### Given data ###

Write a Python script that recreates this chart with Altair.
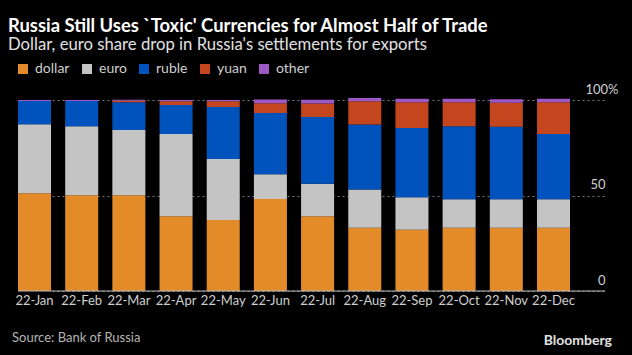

###
### Given data ###

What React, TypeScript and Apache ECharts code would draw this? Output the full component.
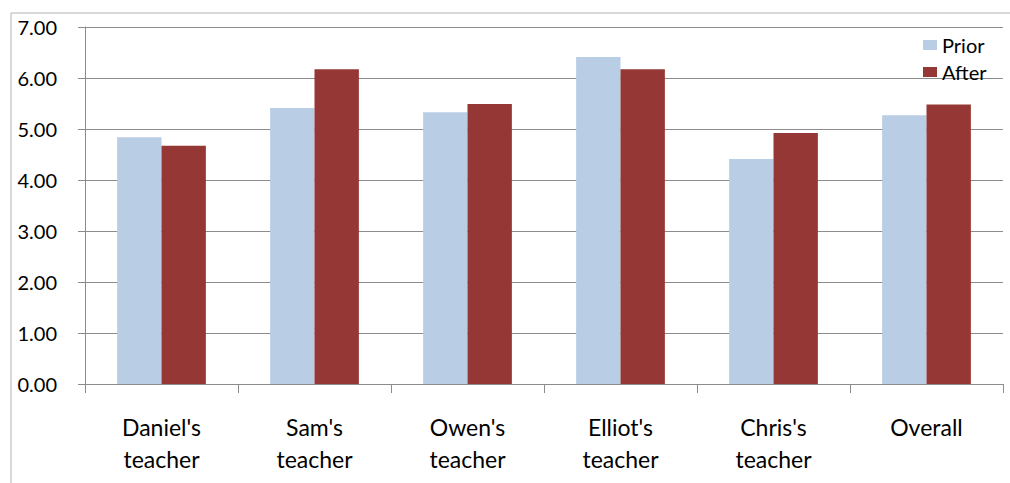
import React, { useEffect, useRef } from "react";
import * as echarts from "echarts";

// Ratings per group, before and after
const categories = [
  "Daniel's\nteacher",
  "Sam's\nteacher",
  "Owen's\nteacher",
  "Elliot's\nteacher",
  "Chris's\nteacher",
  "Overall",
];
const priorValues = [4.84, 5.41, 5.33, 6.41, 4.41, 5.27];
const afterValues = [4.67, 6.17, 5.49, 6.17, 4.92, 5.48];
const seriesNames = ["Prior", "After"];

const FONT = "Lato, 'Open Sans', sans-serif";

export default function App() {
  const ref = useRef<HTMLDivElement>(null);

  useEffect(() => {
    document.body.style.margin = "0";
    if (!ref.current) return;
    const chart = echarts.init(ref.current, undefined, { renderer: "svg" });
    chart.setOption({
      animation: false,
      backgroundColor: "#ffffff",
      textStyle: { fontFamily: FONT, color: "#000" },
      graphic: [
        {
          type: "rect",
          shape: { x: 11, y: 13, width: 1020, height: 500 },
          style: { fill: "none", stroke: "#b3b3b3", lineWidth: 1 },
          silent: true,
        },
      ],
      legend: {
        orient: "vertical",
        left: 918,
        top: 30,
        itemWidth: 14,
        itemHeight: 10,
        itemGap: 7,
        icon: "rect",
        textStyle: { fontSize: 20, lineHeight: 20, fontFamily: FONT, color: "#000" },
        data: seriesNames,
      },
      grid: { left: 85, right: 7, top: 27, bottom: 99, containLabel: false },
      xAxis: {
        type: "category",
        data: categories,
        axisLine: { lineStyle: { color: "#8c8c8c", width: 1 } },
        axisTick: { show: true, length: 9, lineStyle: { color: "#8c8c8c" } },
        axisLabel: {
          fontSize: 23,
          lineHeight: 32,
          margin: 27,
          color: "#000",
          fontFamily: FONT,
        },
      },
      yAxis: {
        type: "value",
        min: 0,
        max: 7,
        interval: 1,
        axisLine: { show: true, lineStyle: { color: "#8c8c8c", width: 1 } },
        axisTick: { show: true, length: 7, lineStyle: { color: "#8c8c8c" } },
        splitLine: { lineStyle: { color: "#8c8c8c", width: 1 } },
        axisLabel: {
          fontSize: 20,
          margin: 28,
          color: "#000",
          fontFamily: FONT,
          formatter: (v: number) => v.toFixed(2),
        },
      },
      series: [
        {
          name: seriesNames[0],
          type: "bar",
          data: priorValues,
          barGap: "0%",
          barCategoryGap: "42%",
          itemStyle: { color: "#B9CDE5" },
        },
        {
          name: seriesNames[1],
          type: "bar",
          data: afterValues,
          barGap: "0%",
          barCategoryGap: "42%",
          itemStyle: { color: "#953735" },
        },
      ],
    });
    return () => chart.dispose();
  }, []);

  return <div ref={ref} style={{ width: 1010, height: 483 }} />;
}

###

§ **What you are asked to do**: Gather each line that holds "this".

§ **Solution**:
Write a Python script that recreates this chart with Altair.
What React, TypeScript and Apache ECharts code would draw this? Output the full component.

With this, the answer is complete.